* begin *

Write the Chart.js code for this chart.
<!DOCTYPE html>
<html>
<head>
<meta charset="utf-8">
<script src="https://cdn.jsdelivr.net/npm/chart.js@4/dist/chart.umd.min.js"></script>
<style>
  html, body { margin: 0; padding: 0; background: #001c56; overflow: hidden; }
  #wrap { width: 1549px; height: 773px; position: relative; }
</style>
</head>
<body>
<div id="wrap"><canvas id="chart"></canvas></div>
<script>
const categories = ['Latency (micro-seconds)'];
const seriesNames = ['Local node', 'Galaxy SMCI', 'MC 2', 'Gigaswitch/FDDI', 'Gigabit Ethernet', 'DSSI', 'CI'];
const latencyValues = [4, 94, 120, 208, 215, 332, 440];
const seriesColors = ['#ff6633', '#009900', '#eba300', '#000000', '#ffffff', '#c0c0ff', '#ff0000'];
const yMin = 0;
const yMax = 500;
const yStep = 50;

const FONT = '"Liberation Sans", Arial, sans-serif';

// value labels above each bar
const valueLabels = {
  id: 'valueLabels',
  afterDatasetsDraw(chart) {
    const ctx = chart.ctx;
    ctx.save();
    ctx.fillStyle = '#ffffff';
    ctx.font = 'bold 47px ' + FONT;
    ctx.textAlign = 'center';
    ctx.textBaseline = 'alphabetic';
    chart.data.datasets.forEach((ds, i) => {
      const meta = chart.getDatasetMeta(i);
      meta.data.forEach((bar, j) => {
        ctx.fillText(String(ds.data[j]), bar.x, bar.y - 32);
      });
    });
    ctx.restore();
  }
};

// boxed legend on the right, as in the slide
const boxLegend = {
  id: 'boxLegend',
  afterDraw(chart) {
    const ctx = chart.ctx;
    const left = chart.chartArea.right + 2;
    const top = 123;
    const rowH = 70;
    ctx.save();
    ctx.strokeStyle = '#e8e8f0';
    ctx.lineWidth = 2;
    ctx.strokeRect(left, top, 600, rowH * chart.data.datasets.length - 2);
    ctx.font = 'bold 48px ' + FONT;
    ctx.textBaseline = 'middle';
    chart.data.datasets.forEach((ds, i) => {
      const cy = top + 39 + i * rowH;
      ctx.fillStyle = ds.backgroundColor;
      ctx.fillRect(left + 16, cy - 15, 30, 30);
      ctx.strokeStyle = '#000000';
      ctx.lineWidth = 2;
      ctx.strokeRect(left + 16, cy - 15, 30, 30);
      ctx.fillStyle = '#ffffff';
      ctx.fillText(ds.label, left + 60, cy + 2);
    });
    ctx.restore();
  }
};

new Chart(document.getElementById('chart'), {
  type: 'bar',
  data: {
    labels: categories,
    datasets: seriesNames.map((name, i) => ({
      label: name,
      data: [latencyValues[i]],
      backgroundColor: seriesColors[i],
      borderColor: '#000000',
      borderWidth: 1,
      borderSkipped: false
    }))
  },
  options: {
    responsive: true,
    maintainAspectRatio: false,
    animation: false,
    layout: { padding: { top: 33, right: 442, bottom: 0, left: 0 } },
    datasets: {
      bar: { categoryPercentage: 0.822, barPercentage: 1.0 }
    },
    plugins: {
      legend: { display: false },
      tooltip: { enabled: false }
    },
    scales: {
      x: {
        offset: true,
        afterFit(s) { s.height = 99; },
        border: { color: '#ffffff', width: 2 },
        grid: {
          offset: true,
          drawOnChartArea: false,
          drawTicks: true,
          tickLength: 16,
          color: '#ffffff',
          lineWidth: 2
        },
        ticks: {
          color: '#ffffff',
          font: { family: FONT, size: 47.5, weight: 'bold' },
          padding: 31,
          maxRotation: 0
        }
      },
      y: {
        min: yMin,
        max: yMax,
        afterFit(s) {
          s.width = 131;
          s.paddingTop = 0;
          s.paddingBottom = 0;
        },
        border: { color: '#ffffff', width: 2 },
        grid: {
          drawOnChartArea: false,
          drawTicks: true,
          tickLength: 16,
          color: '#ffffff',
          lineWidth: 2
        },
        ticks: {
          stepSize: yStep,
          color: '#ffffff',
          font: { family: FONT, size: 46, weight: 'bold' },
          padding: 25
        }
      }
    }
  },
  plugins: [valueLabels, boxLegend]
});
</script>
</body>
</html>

* end *

Work to do
Set every line of the listing down word for word.

Exercise output
Write the Chart.js code for this chart.
<!DOCTYPE html>
<html>
<head>
<meta charset="utf-8">
<script src="https://cdn.jsdelivr.net/npm/chart.js@4/dist/chart.umd.min.js"></script>
<style>
  html, body { margin: 0; padding: 0; background: #001c56; overflow: hidden; }
  #wrap { width: 1549px; height: 773px; position: relative; }
</style>
</head>
<body>
<div id="wrap"><canvas id="chart"></canvas></div>
<script>
const categories = ['Latency (micro-seconds)'];
const seriesNames = ['Local node', 'Galaxy SMCI', 'MC 2', 'Gigaswitch/FDDI', 'Gigabit Ethernet', 'DSSI', 'CI'];
const latencyValues = [4, 94, 120, 208, 215, 332, 440];
const seriesColors = ['#ff6633', '#009900', '#eba300', '#000000', '#ffffff', '#c0c0ff', '#ff0000'];
const yMin = 0;
const yMax = 500;
const yStep = 50;

const FONT = '"Liberation Sans", Arial, sans-serif';

// value labels above each bar
const valueLabels = {
  id: 'valueLabels',
  afterDatasetsDraw(chart) {
    const ctx = chart.ctx;
    ctx.save();
    ctx.fillStyle = '#ffffff';
    ctx.font = 'bold 47px ' + FONT;
    ctx.textAlign = 'center';
    ctx.textBaseline = 'alphabetic';
    chart.data.datasets.forEach((ds, i) => {
      const meta = chart.getDatasetMeta(i);
      meta.data.forEach((bar, j) => {
        ctx.fillText(String(ds.data[j]), bar.x, bar.y - 32);
      });
    });
    ctx.restore();
  }
};

// boxed legend on the right, as in the slide
const boxLegend = {
  id: 'boxLegend',
  afterDraw(chart) {
    const ctx = chart.ctx;
    const left = chart.chartArea.right + 2;
    const top = 123;
    const rowH = 70;
    ctx.save();
    ctx.strokeStyle = '#e8e8f0';
    ctx.lineWidth = 2;
    ctx.strokeRect(left, top, 600, rowH * chart.data.datasets.length - 2);
    ctx.font = 'bold 48px ' + FONT;
    ctx.textBaseline = 'middle';
    chart.data.datasets.forEach((ds, i) => {
      const cy = top + 39 + i * rowH;
      ctx.fillStyle = ds.backgroundColor;
      ctx.fillRect(left + 16, cy - 15, 30, 30);
      ctx.strokeStyle = '#000000';
      ctx.lineWidth = 2;
      ctx.strokeRect(left + 16, cy - 15, 30, 30);
      ctx.fillStyle = '#ffffff';
      ctx.fillText(ds.label, left + 60, cy + 2);
    });
    ctx.restore();
  }
};

new Chart(document.getElementById('chart'), {
  type: 'bar',
  data: {
    labels: categories,
    datasets: seriesNames.map((name, i) => ({
      label: name,
      data: [latencyValues[i]],
      backgroundColor: seriesColors[i],
      borderColor: '#000000',
      borderWidth: 1,
      borderSkipped: false
    }))
  },
  options: {
    responsive: true,
    maintainAspectRatio: false,
    animation: false,
    layout: { padding: { top: 33, right: 442, bottom: 0, left: 0 } },
    datasets: {
      bar: { categoryPercentage: 0.822, barPercentage: 1.0 }
    },
    plugins: {
      legend: { display: false },
      tooltip: { enabled: false }
    },
    scales: {
      x: {
        offset: true,
        afterFit(s) { s.height = 99; },
        border: { color: '#ffffff', width: 2 },
        grid: {
          offset: true,
          drawOnChartArea: false,
          drawTicks: true,
          tickLength: 16,
          color: '#ffffff',
          lineWidth: 2
        },
        ticks: {
          color: '#ffffff',
          font: { family: FONT, size: 47.5, weight: 'bold' },
          padding: 31,
          maxRotation: 0
        }
      },
      y: {
        min: yMin,
        max: yMax,
        afterFit(s) {
          s.width = 131;
          s.paddingTop = 0;
          s.paddingBottom = 0;
        },
        border: { color: '#ffffff', width: 2 },
        grid: {
          drawOnChartArea: false,
          drawTicks: true,
          tickLength: 16,
          color: '#ffffff',
          lineWidth: 2
        },
        ticks: {
          stepSize: yStep,
          color: '#ffffff',
          font: { family: FONT, size: 46, weight: 'bold' },
          padding: 25
        }
      }
    }
  },
  plugins: [valueLabels, boxLegend]
});
</script>
</body>
</html>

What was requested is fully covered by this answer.